L’image du quartier-squatt, non différencié, création de l’originaire va dans le sens de cette dernière proposition. Elle permet de penser le quartier et la manière de l’habiter des jeunes en difficultés.

Le quartier-squatt questionne le "déjà-là" de l’organisation de l’espace urbain. Les lieux privés et publics ne sont pas différenciés et les espaces intermédiaires n’assurent plus leurs fonctions de transition.

Le quartier figure une peau psychique voire une clôture psychique où le Moi se développe. La confusion des espaces se double de leur anhistoricité et de leur atemporalité, d’un défaut de transmission entre génération. Passé la zone de protection du quartier, le sujet se trouve confronter au risque d’effondrement ou de morcellement.

Ceci soulève un certain nombre de questionnements en terme de politique de la ville, d’interventions éducatives et bien sûr d’approche clinique.

Je suis aux regrets de laisser plusieurs axes de recherche en jachère dans les champs suivants : méthodologique, institutionnel, spéculative et psychopathologique.

Les trajectoires spatiales réalisées en milieu carcéral comportent une très forte empreinte de l’environnement, par exemple les habitations ordinaires sont couvertes de barreaux aux fenêtres. De manière à affiner ce phénomène de contamination, la passation du médium auprès d’un public comparable en milieu ordinaire présenterait un intérêt différentiel.

Les permanences de liens consistent à fournir en continuité à la psyché des "substituts de soi et des substituts de sens 345 ". Les prises en charge institutionnelles de pathologies du narcissisme obligent à penser la continuité du lien dans la temporalité et également dans la spatialité. P. Jeammet a introduit les thérapies bi ou tri-focales, il nous faudrait penser la multifocalité institutionnelle.

Les recherches sur les divers dispositifs d’accueil des populations adolescentes antisociales seraient à poursuivre.

‘"La politique est en effet un objet complexe, à la fois secondaire à la structuration de la vie psychique et condition de celle-ci, à la fois construit par le social et organisateur du social conçu comme mode d’être collectif. Le politique constitue un objet intermédiaire entre psyché et social, dont il révèle l’étroitesse des liens … la politique suppose en effet un rapport au temps qui le distingue de l’histoire, un rapport à l’espace qui décrit son modèle, un rapport à la règle qui le distingue de la simple expression d’une loi commune extérieure aux sujets qui le constituent 346 ". ’

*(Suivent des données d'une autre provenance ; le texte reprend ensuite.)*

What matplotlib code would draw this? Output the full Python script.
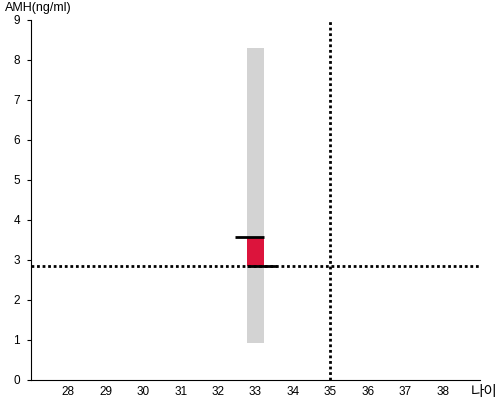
import matplotlib
matplotlib.use("Agg")
import matplotlib.pyplot as plt

plt.rcParams['font.family'] = ['Liberation Sans', 'Noto Sans CJK KR', 'DejaVu Sans']

# data
age = 33
range_low, range_high = 0.93, 8.3      # grey reference range
amh_value = 3.58                       # patient value (top of red bar)
median_amh = 2.85                      # horizontal dotted line
ref_age = 35                           # vertical dotted line
x_ticks = list(range(28, 39))
y_ticks = list(range(0, 10))

fig = plt.figure(figsize=(5, 4), dpi=100)
ax = fig.add_axes([0.062, 0.05, 0.898, 0.9])

bar_w = 0.43
ax.bar(age, range_high - range_low, bottom=range_low, width=bar_w, color='#d3d3d3', zorder=1)
ax.bar(age, amh_value - median_amh, bottom=median_amh, width=bar_w, color='#dc143c', zorder=2)
ax.hlines(amh_value, age - bar_w / 2 - 0.33, age + bar_w / 2, color='black', lw=2, zorder=3)
ax.hlines(median_amh, age - bar_w / 2, age + bar_w / 2 + 0.35, color='black', lw=2, zorder=3)

ax.axhline(median_amh, color='black', lw=2, ls=(0, (1, 1)), zorder=2)
ax.axvline(ref_age, color='black', lw=2, ls=(0, (1, 1)), zorder=2)

ax.set_xlim(27, 39)
ax.set_ylim(0, 9)
ax.set_xticks(x_ticks)
ax.set_yticks(y_ticks)
ax.tick_params(axis='x', length=0, labelsize=8.5, pad=4)
ax.tick_params(axis='y', length=3, labelsize=8.5, pad=5)
for s in ['top', 'right']:
    ax.spines[s].set_visible(False)

fig.text(0.01, 0.98, 'AMH(ng/ml)', fontsize=9, va='center', ha='left')
fig.text(0.994, 0.02, '나이', fontsize=10.5, va='center', ha='right')

fig.savefig('out.png', dpi=100)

L’objet politique interne construit un rapport à l’histoire, à la règle et à l’espace ce à quoi les héritiers de l’exil n’auraient pas accès, pris entre la présence d’un ailleurs et un ici absenté. Il ne se construit pas sur le modèle des pactes inconscients de manière à penser le pluriel, la pluralité des origines et ses déterminants historiques et actuels.

Dans la continuité, la question du risque de l’altérité, des altérités chez des populations issues de l’immigration est encore à mettre en chantier.

L’agir délinquant gagnerait à être plus éclairé par ce que Freud avait perçu comme un deuil pathologique induisant une surdétermination des fonctions surmoïques, une extension du versant critique du surmoi au détriment des fonctions idéales. Là encore sont interrogées les transmissions transgénérationnelles en particulier l’exil et les ruptures familiales non élaborées aux générations précédentes. Le sujet hérite de la douleur d’un deuil, d’une perte qui au-delà d’un être cher est deuil d’une culture, d’un pays.

Une recherche portant sur le versant mélancolique des adolescents antisociaux permettrait des prises en charge psychologiques plus adaptées.

In fine, je voudrais rendre hommage à ceux à la fois antisociaux notoires, incarcérés à de nombreuses reprises et créateurs appartiennant à notre patrimoine culturel : François Villon, Clément Marot, Jean Genet, le peintre Chamizo et d’autres plus anonymes qui ont écrit un exemplaire du Poulpe 347 à la prison de Valence ou édité un disque de rap récemment aux Baumettes.

Notes
345.

C. Castoriadis, 1999, p 190.

346.

1999 

347.

Série de romans policiers écrit par des auteurs différents à partir d’un même trame littéraire.